The vagueness of the regulations regarding tipping has been a source of contention for some time in the restaurant industry. In an attempt to clarify the rules, a few weeks ago the labor department proposed an update, Minimum Wage Order Number 22, which adds the words "from customers" to make it clearer just who "customarily and regularly" receives tips, and also includes wording specifically prohibiting the withholding of credit-card processing fees from employees' tips. The department is holding hearings on the proposal this week; if it is approved, it will go into effect on August 1.
That won't be soon enough to suit the restaurant industry. Last September, Colorado Restaurant Association president Pete Meersman sent a letter to the state's Division of Labor Standards requesting a clarification of its regulations, particularly with regard to federal standards. While the wording on tip withholding in connection with tipping other employees is similar on both state and federal levels, he points out, the federal Fair Labor Standards Act does not address the matter of withholding tips to pay credit-card processing fees. And while the current state wage order doesn't address the issue, either, in 1997 the Colorado labor department ruled that it was a violation of regulations for a restaurant to withhold a portion of tips to cover credit-card costs. "When I wrote the letter to the state labor department, it was not that I approved of the withholding," Meersman explains. "It's that CRA members were asking us whether they were allowed to do it, and I wanted a clear explanation of what the rules were. In fact, I don't agree with the practice, I don't think it's fair, but I do think that it's difficult to maintain consistency when the federal and state codes don't match. I just don't see why it has to be so complicated."
And in fact, the response Meersman received from Department of Labor and Employment executive director Jon Numair was much more straightforward than the department's regulations. "I believe that when customers leave tips for employees on credit cards, they do so believing that they are rewarding the employees for the level of services rendered," Numair wrote. "Reducing the amount of tips without informing customers of the reductions defeats the spirit of rewarding employees in appreciation of the services they received."
The proposed changes to the wage order are designed to make the rules clearer. But some ambiguity is inevitable, Blue says. "When you're a government agency, you don't want to make the rules so rigid that you have problems with people fitting into them," she explains. "This regulation only started getting attention a few years ago, when more out-of-state restaurants were coming in. In New York it's okay to take money out of credit-card tips, but in other states it's not. And in some states, especially New York, busboys regularly receive tips from customers. So these large restaurant companies have been confused about where they're allowed to do what, and we needed to address that."

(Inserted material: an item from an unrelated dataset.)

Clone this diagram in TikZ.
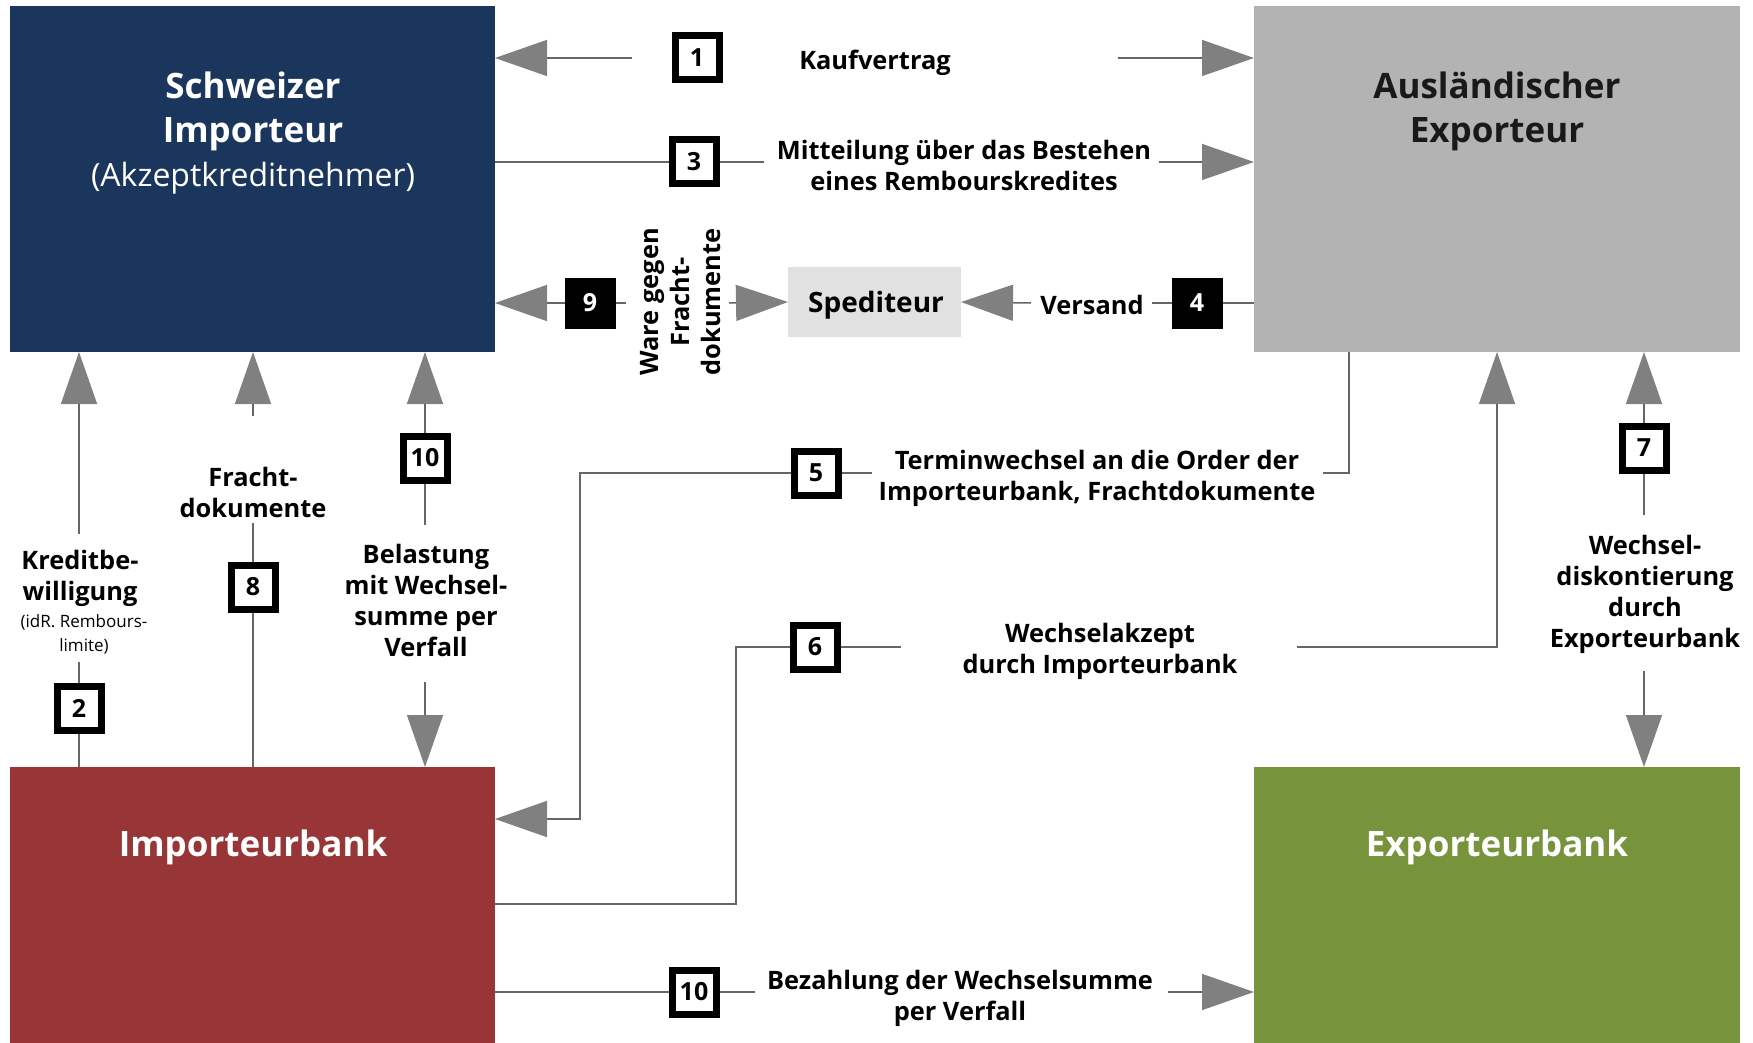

Which is why adding the words "from customers" should make at least part of the regulation clearer. "That way, restaurants from other states will understand that we mean that since busboys in Colorado don't normally get tips from customers, then the restaurant can't take out money from waiters' tips to give to the busboys," Blue says. "Now if the waiters want to give up some of their tips, that's fine."
When a restaurant is found in violation of tipping regulations, Blue says, "the restaurant immediately gives up its right to take what's called the 'tip credit.' That's the $3.13 that makes up the difference between minimum wage and the $2.02 restaurants are allowed to pay tipped employees. So the restaurant would have to pay that difference to the waitstaff." Still, she admits her department's ability to enforce the rules is limited. Since they receive 14,000 phone calls a month regarding wage violations in a variety of fields, state labor officials concentrate their resources on frying the big fish.

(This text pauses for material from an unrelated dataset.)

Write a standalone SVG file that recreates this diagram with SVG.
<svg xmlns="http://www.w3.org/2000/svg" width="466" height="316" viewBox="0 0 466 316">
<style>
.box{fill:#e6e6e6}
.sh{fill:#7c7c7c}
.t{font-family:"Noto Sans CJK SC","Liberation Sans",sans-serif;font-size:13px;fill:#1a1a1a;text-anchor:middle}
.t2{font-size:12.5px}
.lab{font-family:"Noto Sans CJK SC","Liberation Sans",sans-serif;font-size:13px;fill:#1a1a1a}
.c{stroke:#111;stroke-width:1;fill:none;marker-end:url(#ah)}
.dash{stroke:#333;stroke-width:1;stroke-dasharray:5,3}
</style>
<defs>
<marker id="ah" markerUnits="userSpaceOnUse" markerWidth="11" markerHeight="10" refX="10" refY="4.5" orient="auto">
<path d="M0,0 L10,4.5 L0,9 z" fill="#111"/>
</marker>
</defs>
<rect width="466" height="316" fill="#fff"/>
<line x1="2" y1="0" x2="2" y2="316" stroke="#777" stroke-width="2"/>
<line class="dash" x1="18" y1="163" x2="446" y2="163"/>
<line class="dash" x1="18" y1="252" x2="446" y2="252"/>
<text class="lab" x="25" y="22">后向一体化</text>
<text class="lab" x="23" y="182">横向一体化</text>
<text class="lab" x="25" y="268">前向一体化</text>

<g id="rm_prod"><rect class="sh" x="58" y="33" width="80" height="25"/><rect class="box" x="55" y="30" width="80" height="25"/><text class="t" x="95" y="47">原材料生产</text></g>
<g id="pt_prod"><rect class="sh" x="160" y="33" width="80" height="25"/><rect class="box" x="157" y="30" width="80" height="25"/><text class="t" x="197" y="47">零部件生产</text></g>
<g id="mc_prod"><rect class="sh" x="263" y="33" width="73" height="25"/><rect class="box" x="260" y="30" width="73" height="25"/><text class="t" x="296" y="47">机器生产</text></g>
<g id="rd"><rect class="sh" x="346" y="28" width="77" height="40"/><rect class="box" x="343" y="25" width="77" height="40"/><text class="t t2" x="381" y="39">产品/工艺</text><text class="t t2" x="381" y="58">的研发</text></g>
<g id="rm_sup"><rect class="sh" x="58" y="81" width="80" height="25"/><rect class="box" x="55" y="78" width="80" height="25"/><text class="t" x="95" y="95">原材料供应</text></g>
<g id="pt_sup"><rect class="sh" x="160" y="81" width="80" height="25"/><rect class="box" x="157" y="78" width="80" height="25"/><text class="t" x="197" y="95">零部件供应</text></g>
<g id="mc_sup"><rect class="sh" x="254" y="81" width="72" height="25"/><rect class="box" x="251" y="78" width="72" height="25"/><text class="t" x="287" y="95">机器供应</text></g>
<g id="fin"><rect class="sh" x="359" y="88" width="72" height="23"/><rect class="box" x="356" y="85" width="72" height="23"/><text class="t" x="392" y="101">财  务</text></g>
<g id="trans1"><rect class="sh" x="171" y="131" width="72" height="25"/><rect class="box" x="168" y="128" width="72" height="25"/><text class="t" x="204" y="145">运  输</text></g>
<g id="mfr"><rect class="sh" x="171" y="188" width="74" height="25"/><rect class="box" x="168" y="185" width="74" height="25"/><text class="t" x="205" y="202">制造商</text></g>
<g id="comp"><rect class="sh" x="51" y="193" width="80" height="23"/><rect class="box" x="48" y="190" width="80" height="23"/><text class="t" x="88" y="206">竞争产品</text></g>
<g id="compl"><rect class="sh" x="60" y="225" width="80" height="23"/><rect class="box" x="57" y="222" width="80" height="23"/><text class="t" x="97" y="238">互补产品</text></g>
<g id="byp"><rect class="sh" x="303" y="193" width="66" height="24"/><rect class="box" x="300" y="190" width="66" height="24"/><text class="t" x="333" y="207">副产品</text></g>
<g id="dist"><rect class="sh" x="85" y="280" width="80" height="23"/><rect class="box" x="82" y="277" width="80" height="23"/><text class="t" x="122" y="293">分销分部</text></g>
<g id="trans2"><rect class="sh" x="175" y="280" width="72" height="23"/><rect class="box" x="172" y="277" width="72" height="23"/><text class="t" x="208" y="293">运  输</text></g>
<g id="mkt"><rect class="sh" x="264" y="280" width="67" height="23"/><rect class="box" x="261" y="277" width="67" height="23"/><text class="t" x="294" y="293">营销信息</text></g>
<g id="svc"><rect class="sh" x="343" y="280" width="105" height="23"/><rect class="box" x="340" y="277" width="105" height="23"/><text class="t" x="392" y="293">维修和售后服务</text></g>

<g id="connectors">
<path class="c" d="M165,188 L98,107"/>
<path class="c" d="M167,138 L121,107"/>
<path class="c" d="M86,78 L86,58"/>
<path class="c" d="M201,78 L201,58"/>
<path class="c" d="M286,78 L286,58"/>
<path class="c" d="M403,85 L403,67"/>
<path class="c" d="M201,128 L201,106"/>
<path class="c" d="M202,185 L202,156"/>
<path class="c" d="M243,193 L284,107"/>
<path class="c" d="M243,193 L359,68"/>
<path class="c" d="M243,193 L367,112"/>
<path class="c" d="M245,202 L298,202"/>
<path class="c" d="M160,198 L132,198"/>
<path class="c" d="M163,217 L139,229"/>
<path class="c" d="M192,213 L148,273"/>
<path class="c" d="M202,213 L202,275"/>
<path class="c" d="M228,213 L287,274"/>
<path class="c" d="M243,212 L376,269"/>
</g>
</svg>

"We simply don't have the budget to go after every one of these cases ourselves," Blue says. "Labor department employees are usually available to testify about department policy at small-claims court, which is really the best avenue for individuals. We really only like to take a specific business to court if there's a larger issue that affects a multitude of employees. For us to get involved, it would have to be a case like a large restaurant chain taking money out of everyone's tips for credit-card fees."
And such a case isn't likely to crop up anytime soon. "That just wouldn't make any sense," says the CRA's Meersman. "I think that as this gets more attention and restaurants realize that some of the rules have changed or are being more closely paid attention to, then this might make the difference in where an employee decides to work. And since I don't know of any restaurant in this state right now that is fully staffed, this could have an impact. Why would anyone work somewhere that they lose part of their tips for credit cards or for busboys when there's so much work available out there?"
There may be work out there, but Gary Rymer isn't interested. "Since the Department of Labor can't pursue all the restaurants that could break this regulation," he says, "then it seems to me it's a matter of, 'I own the business, and I can do whatever I want.' It must be nice to grab some extra cash for yourself off someone else's work."
But it won't be Rymer's work. He's gotten out of the restaurant business altogether--in favor of a field where the money lies not in breaking the rules, but in interpreting them. He recently earned his paralegal associate's degree.